Judge found to have usurped role of Crown

An Ontario Court judge with a history of improper interjections “usurped the role of Crown counsel” during a trial last year, the Superior Court has found.

Before finding a Toronto woman guilty of failing to comply with a demand for a breath sample, Justice Bruno Cavion took over the cross-examination of police officers who testified at the trial, the court said, adding that Cavion’s interruptions weren’t acceptable for a judge.

 “Trial judges have the right to pose questions to any witness. However, in taking over the examination-in-chief of Cst. Mota from the very outset of his evidence, the trial judge was not merely posing questions to clear up some ambiguity in his testimony, or focusing Cst. Mota on some important evidentiary issue, or even putting some question to the officer that should have been asked by counsel. Instead, the trial judge was usurping the role of Crown counsel,” Superior Court Justice Kenneth Campbell said this week.
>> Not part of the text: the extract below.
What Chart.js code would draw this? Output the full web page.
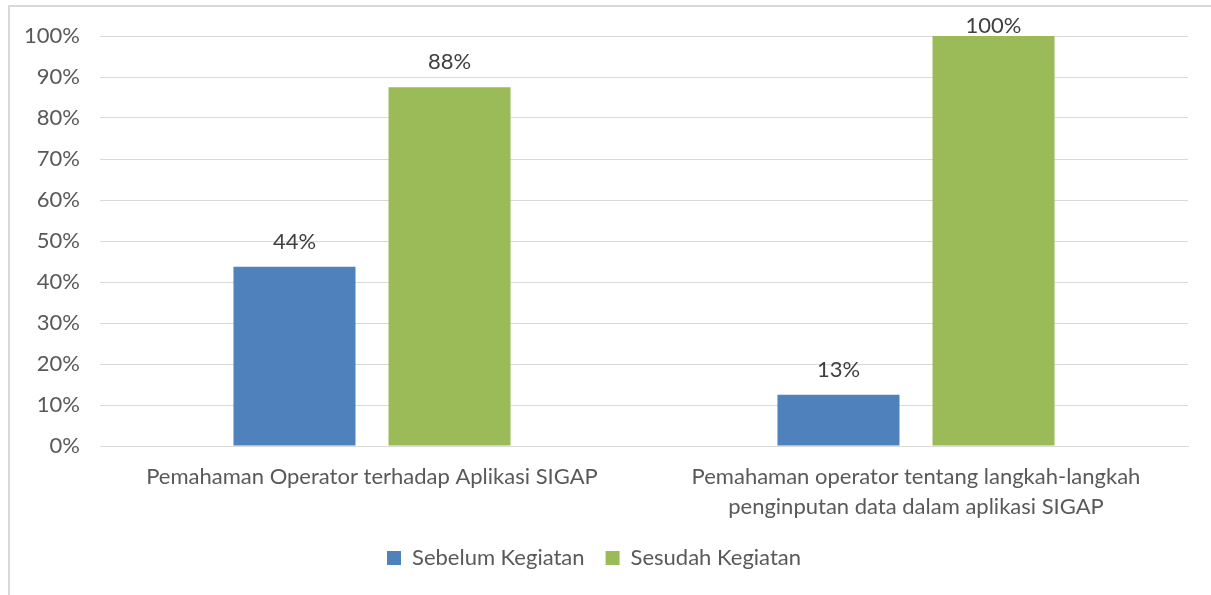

“In an adversarial proceeding, where the Crown bears the burden of proving the essential elements of the alleged offence beyond a reasonable doubt, it is the Crown who is responsible for eliciting the evidence-in-chief of Crown witnesses. It is simply not the proper function of the trial judge to conduct that examination.”

Last year as well Campbell rebuked Cavion for similar actions.

“Indeed, virtually every significant piece of evidence provided by the testimony of Cst. Humphries was elicited by the trial judge. There is no gainsaying the reality that the trial judge usurped the role of Crown counsel in the examination of Cst. Humphries,” Campbell said.

Still, Campbell upheld the conviction this week after finding Cavion’s actions did not affect the outcome of the proceedings. The trial judge asked open-ended questions, remained neutral, and allowed the defence to properly make its case, Code said.

In a remark defence counsel may want to note, Campbell said the fact the lawyer for the accused didn’t object to the trial judges’ interruptions at the time was also a factor in dismissing the appeal.

“At no point during the course of the trial did defence counsel for the appellant raise any objection with respect to the questions posed by the trial judge or his other interventions in the trial proceedings,” Campbell said.

He added: “While the absence of any objection by counsel is not, of course, determinative of the issue of the appearance of fairness in the proceedings, it is a factor to be taken into account.”

Counsel for the appellant could not be reached for comment.

Update March 20: Name of judge who wrote the decision corrected to Justice Kenneth Campbell.